Saturday, February 9, 2013

Shadow Woman


As part of my continued research stateside, I’ve come into contact with a surprising number of amazing scholars, students, enthusiasts and cheerleaders for the work – egging me on and keeping me going.   

A few days after I landed back on US soil this past December, I was gifted a present in my inbox.  One Grant Hayter-Menzies, a biographer living in the west of Canada, had found me through my blog and asked if we could chat as he was in the midst of finishing a biography about Pauline Benton.  Pauline Benton, hmmm.  My mind ticked back through my dusty Rolodex of names – and - oh Yes.  I knew about her Chinese shadow puppet collection – now housed with the Chinese Theatre Works company in New York - and a few tidbits about her life, but the details were fuzzy.

We started a correspondence, Grant and I, and after an interview, chats via phone and email, I was gifted the opportunity to read his manuscript before it’s officially published next year through McGill-Queens University Press.  I can’t tell you what a dream it was to read, both for content and also for its writing.

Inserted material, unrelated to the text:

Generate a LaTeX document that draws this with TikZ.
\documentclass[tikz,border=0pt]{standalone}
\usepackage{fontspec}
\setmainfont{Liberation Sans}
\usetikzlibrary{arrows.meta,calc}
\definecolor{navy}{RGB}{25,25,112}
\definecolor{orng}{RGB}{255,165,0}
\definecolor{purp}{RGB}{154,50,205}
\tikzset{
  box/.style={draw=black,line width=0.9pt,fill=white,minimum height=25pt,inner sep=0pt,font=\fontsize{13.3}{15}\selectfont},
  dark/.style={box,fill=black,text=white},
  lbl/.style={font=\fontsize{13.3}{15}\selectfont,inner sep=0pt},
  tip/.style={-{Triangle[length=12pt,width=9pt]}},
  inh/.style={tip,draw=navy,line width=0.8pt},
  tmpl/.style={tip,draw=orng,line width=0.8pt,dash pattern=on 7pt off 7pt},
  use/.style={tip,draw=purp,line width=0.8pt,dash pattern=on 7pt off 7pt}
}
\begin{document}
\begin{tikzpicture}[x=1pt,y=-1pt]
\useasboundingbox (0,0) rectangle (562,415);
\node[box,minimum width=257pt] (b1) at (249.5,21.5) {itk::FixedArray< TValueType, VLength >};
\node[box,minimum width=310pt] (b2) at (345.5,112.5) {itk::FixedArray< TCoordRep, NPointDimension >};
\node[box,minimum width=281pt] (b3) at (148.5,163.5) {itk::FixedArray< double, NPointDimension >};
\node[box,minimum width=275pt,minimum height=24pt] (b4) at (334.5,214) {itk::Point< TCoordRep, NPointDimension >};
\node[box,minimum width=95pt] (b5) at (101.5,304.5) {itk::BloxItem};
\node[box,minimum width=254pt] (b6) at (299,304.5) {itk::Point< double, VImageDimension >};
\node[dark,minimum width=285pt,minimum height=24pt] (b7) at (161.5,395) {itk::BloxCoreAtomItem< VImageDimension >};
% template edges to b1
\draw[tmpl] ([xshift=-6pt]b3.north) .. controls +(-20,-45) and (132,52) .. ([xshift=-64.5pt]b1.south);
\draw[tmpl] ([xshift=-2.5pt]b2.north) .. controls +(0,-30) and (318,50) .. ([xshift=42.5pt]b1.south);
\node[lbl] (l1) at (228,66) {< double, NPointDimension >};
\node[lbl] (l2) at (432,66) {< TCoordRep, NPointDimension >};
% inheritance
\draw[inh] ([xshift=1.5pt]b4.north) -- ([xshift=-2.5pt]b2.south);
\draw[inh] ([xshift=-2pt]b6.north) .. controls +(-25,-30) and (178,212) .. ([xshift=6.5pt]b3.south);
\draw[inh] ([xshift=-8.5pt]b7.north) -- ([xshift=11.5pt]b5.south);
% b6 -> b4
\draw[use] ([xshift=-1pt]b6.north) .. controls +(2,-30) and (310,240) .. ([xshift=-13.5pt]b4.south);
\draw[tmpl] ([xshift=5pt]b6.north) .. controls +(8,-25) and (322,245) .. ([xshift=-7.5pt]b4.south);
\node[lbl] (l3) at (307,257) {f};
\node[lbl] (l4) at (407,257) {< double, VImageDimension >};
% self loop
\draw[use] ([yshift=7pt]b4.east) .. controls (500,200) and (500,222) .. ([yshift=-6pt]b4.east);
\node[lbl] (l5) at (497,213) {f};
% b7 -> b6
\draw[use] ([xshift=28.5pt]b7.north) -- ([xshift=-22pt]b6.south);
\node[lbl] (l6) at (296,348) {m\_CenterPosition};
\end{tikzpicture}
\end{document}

Pauline Benton was an American Woman from Kansas, born just before the turn of last century.  She fell in love with puppetry in 1923 when she encountered her first shadow puppet performance in the courtyard of her Aunt Emma, who was then teaching in Beijing.   From there, she dedicated her life to become its lone steward in the states – the first female puppet master in the west and a collector, collaborator and creator of shadow puppet shows in her own right.  Her company, The Red Gate Shadow Players, were ambassadors for both the Chinese people and their incredible folk artistry during an ever-changing relationship to the states.

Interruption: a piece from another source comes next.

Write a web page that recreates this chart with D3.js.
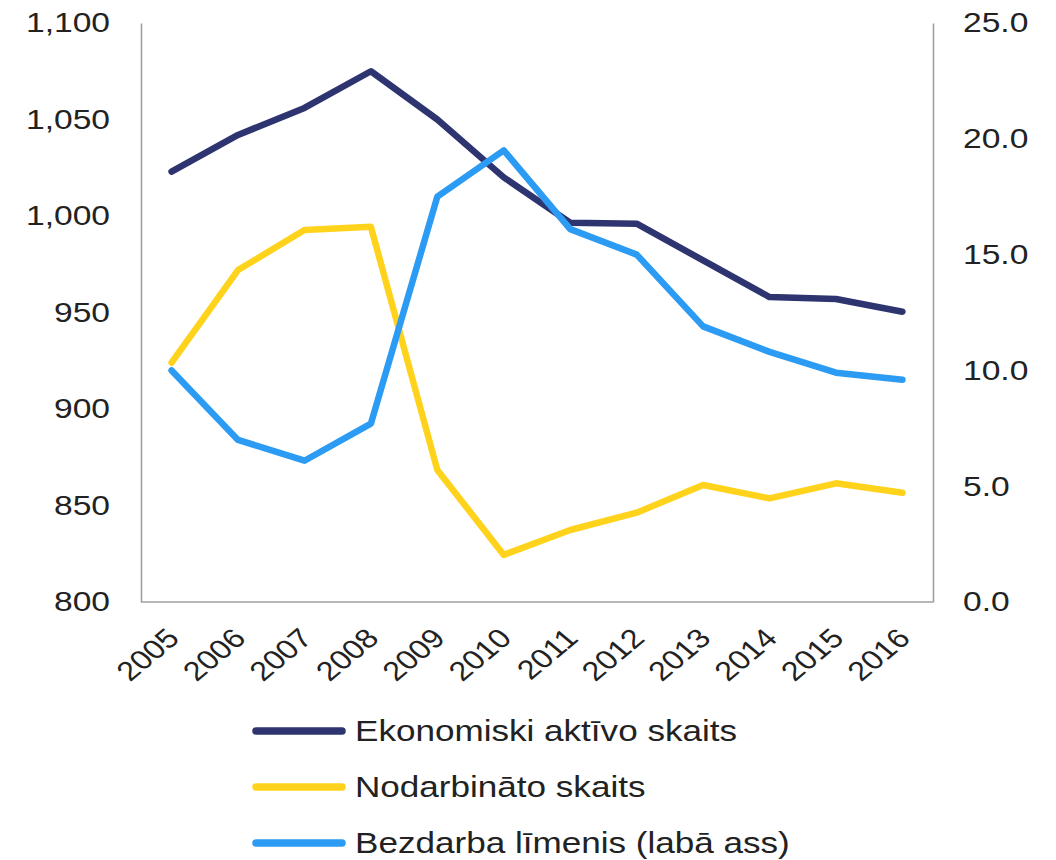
<!DOCTYPE html>
<html>
<head>
  <meta charset="utf-8">
  <script src="https://d3js.org/d3.v7.min.js"></script>
  <style>
    html, body { margin: 0; padding: 0; background: #fff; }
    svg { display: block; }
    text { font-family: "Liberation Sans", Arial, sans-serif; fill: #222; }
  </style>
</head>
<body>
<div id="chart"></div>
<script>
"use strict";

// Data
const YEARS = ["2005", "2006", "2007", "2008", "2009", "2010", "2011", "2012", "2013", "2014", "2015", "2016"];
const AKTIVIE = [1023, 1042, 1056, 1075, 1050, 1020, 996.5, 996, 977, 958, 957, 950.4]; // left axis
const NODARBINATIE = [924, 972, 992.7, 994.4, 868.4, 824.4, 837.3, 846.3, 860.6, 853.7, 861.5, 856.6]; // left axis
const BEZDARBS = [10.0, 7.0, 6.1, 7.7, 17.5, 19.5, 16.1, 15.0, 11.9, 10.8, 9.9, 9.6]; // right axis
const LEFT_TICKS = [800, 850, 900, 950, 1000, 1050, 1100];
const RIGHT_TICKS = [0, 5, 10, 15, 20, 25];
const SERIES_NAMES = ["Ekonomiski aktīvo skaits", "Nodarbināto skaits", "Bezdarba līmenis (labā ass)"];
const SERIES_COLORS = ["#2d3470", "#ffd31c", "#2c9bf4"];

// Dimensions
const WIDTH = 1056;
const HEIGHT = 860;
const margin = { top: 23, right: 123, bottom: 258, left: 141 };
const STRETCH = "scale(1.2,1)"; // the source image text is a bit wide

const svg = d3.select("#chart").append("svg")
  .attr("width", WIDTH)
  .attr("height", HEIGHT);

const x = d3.scalePoint()
  .domain(YEARS)
  .range([margin.left, WIDTH - margin.right])
  .padding(0.46);

const yLeft = d3.scaleLinear()
  .domain([800, 1100])
  .range([HEIGHT - margin.bottom, margin.top]);

const yRight = d3.scaleLinear()
  .domain([0, 25])
  .range([HEIGHT - margin.bottom, margin.top]);

// Axes
const gLeft = svg.append("g")
  .attr("transform", `translate(${margin.left},0)`)
  .call(d3.axisLeft(yLeft).tickValues(LEFT_TICKS).tickSize(0).tickSizeOuter(0).tickFormat(d3.format(",")));
gLeft.selectAll("text")
  .attr("x", 0)
  .attr("transform", "translate(-31,0) " + STRETCH)
  .style("font-size", "28px");

const gRight = svg.append("g")
  .attr("transform", `translate(${WIDTH - margin.right},0)`)
  .call(d3.axisRight(yRight).tickValues(RIGHT_TICKS).tickSize(0).tickSizeOuter(0).tickFormat(d3.format(".1f")));
gRight.selectAll("text")
  .attr("x", 0)
  .attr("transform", "translate(30,0) " + STRETCH)
  .style("font-size", "28px");

const gBottom = svg.append("g")
  .attr("transform", `translate(0,${HEIGHT - margin.bottom})`)
  .call(d3.axisBottom(x).tickSize(0).tickSizeOuter(0));
// make bottom domain span the whole plot
gBottom.select(".domain").attr("d", `M${margin.left},0H${WIDTH - margin.right}`);
gBottom.selectAll("text")
  .attr("x", 0)
  .attr("y", 0)
  .attr("dy", 0)
  .attr("text-anchor", "end")
  .attr("transform", "translate(9,38) " + STRETCH + " rotate(-45)")
  .style("font-size", "27px");

svg.selectAll(".domain")
  .attr("stroke", "#a0a0a0")
  .attr("stroke-width", 1.6);
svg.selectAll(".tick text").attr("fill", "#222");

// Lines
const lineLeft = d3.line()
  .x((d, i) => x(YEARS[i]))
  .y(d => yLeft(d));
const lineRight = d3.line()
  .x((d, i) => x(YEARS[i]))
  .y(d => yRight(d));

const paths = [
  { d: lineLeft(AKTIVIE), c: SERIES_COLORS[0] },
  { d: lineLeft(NODARBINATIE), c: SERIES_COLORS[1] },
  { d: lineRight(BEZDARBS), c: SERIES_COLORS[2] }
];

svg.append("g")
  .selectAll("path")
  .data(paths)
  .join("path")
  .attr("d", p => p.d)
  .attr("fill", "none")
  .attr("stroke", p => p.c)
  .attr("stroke-width", 6.5)
  .attr("stroke-linecap", "round")
  .attr("stroke-linejoin", "round");

// Legend
const legend = svg.append("g")
  .selectAll("g")
  .data(SERIES_NAMES)
  .join("g")
  .attr("transform", (d, i) => `translate(256,${731 + i * 56})`);

legend.append("line")
  .attr("x1", 0)
  .attr("x2", 86)
  .attr("stroke", (d, i) => SERIES_COLORS[i])
  .attr("stroke-width", 7.5)
  .attr("stroke-linecap", "round");

legend.append("text")
  .attr("transform", "translate(99,0) scale(1.17,1)")
  .attr("dy", "0.32em")
  .style("font-size", "30px")
  .text(d => d);
</script>
</body>
</html>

Instead of giving you more of a summary, I’ll simply encourage you to buy the book.  I’m just so sorry you have to wait. 

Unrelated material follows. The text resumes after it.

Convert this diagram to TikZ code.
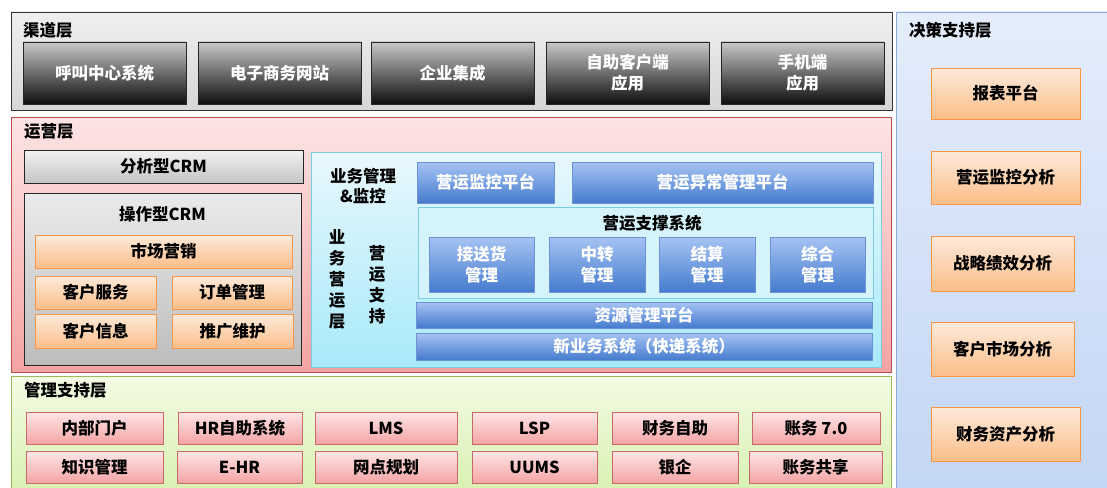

What Grant does so well with all his beautifully researched facts is make it, her and shadow puppetry, come to life.  He places her amazing story within such a rich context that you can’t help but be transported.   He takes you to Beijing in the 1920s, with all its chaos and tumult.  You also get to travel to New York in the early part of the century and around the country as a fledgling Chinese shadow puppet troupe tries to make a name for themselves despite the obvious obstacles.   Between performances at the White House for the Roosevelts and the seedy streets of San Francisco’s Chinatown, you can feel the determination and dedication of Pauline and her troupe mates. 

Of all the historical books I’ve read on shadow puppetry, this is the one I will reread over and over again – if not for pleasure, then for encouragement.  To know of a woman doing much the same work nearly 80 years earlier makes me feel comforted, supported.  I’ve got company on the puppet trail.   Somehow, without even knowing much about her, I seemed to have traced much the same path and even drawn many of the same conclusions on my own.  We seem to be kindred spirits, only separated by time.   Now, I simply have to live up to the rest of the trail she blazed for a Shadow Woman.

The story is echoing a theme in my recent musings of the past year, driving home the fact and fear of knowing that the stories we carry die with us if we don’t share them.  Whose responsibility is it to share these?  The teller or the listener?  As I finished the Epilogue, I had a moment of panic followed quickly by gratitude.  I can already tell this story, this work, will continue to impact me for many years to come – and to think it could have so easily remained buried and eventually lost forever but for another story hunter who saw its quiet potential.

This is a book for anyone who recognizes the inherent curse and blessing in a passion you can’t ignore.
    

I will certainly post the book’s release on the blog!
Shadow Woman, The Extraodinary Career of Pauline Benton by Grant Hayter-Menzies.  Due out in early 2013 from McGill-Queens University Press, Montreal.